◆ **Description of the task**
Skip all pictures. Write out the data below from its first line through the line that contains "Chart.register(...registerables);".

-- Begin --

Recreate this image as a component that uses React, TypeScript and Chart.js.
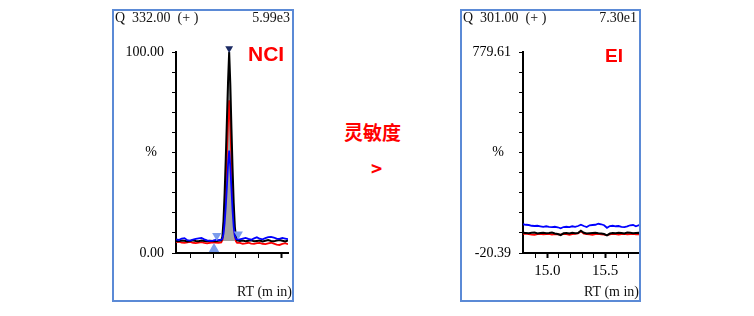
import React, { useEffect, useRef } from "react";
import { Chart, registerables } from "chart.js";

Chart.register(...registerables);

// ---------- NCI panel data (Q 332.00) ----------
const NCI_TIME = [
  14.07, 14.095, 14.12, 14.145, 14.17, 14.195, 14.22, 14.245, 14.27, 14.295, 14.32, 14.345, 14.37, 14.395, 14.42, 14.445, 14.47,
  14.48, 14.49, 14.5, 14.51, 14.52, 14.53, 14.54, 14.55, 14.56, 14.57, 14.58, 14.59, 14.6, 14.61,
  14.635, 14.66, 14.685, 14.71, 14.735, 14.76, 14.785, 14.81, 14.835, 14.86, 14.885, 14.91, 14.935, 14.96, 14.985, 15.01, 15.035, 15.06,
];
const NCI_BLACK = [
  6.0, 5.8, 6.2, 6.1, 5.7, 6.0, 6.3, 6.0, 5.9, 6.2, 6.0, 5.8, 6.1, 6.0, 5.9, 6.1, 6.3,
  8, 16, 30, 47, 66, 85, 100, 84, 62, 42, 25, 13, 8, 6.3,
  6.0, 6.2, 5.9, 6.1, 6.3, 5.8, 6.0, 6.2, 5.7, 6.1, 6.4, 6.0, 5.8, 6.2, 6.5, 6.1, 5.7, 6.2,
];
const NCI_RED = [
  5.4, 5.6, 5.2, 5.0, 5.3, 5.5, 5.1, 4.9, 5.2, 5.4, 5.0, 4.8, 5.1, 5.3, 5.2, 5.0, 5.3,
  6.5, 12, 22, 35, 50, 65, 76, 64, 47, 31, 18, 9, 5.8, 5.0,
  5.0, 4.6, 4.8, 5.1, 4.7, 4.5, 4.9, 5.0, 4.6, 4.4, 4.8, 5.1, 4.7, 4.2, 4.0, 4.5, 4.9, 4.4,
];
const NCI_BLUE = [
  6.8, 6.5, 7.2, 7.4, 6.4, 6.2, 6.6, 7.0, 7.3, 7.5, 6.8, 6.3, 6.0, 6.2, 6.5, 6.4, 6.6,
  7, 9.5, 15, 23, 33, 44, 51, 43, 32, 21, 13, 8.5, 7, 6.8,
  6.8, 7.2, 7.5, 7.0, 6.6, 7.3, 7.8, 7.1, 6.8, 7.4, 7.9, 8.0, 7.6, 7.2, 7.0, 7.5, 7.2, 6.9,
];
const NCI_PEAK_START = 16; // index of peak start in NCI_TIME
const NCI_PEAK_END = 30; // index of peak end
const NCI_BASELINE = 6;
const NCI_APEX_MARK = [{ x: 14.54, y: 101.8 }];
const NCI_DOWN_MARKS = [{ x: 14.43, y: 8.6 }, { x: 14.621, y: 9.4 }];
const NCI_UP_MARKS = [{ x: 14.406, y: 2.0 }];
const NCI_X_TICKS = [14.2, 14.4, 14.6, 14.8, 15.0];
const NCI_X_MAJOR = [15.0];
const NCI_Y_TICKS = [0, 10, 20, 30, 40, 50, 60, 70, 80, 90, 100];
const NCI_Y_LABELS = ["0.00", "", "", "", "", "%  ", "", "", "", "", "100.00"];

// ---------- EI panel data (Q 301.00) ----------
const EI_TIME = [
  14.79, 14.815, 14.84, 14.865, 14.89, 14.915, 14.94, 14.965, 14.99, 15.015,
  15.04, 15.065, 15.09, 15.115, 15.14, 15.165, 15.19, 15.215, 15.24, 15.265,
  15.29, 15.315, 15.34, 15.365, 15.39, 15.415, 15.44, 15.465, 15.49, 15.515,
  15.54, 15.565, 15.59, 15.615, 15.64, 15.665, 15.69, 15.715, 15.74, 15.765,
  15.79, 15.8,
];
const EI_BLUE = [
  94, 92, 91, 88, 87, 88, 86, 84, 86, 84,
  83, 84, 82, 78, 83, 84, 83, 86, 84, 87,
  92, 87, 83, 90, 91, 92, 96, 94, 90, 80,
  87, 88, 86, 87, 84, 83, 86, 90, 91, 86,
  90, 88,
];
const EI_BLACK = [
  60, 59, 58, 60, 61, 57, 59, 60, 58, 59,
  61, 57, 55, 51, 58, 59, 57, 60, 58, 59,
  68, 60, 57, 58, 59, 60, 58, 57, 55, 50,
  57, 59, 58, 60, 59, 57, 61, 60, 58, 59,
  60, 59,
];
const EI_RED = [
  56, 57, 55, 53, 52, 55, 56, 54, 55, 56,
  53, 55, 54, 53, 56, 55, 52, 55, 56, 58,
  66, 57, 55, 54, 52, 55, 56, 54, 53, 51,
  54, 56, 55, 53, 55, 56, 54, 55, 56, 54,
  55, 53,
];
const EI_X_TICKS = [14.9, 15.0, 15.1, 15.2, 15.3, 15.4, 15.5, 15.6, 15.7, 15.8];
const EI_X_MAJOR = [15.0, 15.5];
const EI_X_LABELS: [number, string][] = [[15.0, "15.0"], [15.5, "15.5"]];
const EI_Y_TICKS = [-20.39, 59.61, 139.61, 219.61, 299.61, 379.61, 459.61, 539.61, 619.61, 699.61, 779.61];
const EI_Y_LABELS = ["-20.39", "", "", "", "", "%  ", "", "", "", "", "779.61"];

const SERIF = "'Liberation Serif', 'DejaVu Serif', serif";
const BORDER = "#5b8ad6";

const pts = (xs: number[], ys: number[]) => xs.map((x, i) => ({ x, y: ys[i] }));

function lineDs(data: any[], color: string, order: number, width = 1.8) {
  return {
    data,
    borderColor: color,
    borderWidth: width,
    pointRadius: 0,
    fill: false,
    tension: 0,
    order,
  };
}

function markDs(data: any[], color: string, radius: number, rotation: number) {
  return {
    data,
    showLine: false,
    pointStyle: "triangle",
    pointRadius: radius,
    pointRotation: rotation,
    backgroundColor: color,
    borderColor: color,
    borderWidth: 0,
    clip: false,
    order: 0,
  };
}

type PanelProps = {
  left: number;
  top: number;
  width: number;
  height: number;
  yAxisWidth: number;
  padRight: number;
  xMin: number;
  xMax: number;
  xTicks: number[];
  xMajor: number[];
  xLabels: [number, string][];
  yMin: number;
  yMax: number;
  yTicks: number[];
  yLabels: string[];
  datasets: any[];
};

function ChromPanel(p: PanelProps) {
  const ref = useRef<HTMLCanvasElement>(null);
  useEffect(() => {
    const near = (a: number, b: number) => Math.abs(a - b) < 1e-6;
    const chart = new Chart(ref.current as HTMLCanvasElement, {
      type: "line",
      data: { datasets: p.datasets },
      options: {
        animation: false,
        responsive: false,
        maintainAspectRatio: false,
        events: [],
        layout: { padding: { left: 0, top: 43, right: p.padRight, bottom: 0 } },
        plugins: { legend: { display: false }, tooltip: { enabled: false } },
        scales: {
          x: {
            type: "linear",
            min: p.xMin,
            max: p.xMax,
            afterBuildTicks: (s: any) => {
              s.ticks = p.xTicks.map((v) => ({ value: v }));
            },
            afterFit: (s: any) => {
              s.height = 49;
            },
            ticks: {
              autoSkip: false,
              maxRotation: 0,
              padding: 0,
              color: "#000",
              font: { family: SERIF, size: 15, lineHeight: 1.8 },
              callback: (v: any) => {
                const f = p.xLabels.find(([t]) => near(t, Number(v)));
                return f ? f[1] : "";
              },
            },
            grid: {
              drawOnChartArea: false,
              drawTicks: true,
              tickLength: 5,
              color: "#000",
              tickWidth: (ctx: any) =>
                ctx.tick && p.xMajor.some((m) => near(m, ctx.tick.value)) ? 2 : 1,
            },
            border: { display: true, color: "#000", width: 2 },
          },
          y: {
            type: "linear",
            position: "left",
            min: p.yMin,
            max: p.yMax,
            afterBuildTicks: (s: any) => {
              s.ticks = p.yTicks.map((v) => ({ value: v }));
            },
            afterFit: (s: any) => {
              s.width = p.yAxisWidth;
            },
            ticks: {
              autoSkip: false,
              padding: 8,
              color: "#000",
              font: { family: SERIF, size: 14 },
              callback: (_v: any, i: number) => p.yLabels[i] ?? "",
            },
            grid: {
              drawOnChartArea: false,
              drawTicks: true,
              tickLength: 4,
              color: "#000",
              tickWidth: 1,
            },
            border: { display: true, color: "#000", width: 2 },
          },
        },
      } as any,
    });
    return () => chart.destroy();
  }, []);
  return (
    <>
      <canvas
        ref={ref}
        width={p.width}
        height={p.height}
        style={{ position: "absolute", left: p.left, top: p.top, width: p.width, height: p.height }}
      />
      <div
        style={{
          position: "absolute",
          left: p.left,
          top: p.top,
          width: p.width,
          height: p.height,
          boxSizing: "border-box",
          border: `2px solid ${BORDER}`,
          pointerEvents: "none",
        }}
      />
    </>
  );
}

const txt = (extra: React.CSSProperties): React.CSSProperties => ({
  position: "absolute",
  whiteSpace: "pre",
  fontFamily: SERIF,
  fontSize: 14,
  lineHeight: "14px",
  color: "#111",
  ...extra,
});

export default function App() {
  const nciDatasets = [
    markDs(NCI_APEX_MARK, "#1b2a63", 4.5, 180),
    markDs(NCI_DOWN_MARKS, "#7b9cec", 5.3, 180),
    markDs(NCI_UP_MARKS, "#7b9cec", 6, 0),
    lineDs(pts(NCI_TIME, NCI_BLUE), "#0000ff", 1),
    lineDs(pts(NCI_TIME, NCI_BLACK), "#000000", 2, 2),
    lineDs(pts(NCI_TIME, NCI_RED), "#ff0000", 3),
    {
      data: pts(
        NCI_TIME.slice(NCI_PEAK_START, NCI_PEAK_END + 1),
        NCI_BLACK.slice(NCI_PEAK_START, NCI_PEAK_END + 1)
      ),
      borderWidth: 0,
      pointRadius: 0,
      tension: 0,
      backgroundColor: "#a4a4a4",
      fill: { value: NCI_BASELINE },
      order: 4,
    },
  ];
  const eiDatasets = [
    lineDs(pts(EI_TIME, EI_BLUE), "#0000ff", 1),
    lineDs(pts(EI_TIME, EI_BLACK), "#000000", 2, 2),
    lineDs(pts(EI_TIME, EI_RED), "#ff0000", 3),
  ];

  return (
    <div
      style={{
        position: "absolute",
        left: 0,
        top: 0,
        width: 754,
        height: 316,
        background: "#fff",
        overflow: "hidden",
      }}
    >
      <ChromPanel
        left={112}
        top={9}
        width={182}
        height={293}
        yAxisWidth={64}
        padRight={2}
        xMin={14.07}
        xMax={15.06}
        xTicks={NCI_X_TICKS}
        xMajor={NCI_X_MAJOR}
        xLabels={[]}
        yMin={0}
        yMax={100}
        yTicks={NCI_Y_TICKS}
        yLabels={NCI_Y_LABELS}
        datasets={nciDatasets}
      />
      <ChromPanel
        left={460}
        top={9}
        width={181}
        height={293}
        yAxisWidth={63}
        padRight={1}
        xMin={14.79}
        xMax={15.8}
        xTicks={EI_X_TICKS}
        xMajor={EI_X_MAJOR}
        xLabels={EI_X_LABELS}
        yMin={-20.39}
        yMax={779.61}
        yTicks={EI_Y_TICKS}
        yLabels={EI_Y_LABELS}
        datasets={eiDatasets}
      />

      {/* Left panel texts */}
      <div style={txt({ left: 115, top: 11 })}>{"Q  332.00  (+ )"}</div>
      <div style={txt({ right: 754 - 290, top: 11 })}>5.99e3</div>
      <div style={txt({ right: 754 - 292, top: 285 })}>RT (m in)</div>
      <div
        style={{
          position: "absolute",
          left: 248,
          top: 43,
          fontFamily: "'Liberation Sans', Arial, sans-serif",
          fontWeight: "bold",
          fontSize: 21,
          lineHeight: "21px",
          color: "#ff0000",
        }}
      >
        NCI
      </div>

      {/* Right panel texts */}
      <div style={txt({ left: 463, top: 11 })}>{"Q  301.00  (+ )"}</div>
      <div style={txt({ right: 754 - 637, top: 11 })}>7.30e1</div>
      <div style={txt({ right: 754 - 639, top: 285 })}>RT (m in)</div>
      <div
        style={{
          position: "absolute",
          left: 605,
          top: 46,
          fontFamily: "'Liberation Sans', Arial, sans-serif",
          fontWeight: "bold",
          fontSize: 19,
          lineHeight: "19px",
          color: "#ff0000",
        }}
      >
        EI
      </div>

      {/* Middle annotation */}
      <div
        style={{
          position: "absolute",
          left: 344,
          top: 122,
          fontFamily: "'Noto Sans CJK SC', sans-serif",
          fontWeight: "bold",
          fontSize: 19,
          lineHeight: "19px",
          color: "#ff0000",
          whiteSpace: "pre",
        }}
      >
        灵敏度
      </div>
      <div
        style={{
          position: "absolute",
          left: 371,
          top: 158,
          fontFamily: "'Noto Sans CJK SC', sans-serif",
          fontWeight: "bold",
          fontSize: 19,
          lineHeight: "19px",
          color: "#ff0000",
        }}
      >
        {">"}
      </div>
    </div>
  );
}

-- End --

◆ **The completed task**
Recreate this image as a component that uses React, TypeScript and Chart.js.
import React, { useEffect, useRef } from "react";
import { Chart, registerables } from "chart.js";

Chart.register(...registerables);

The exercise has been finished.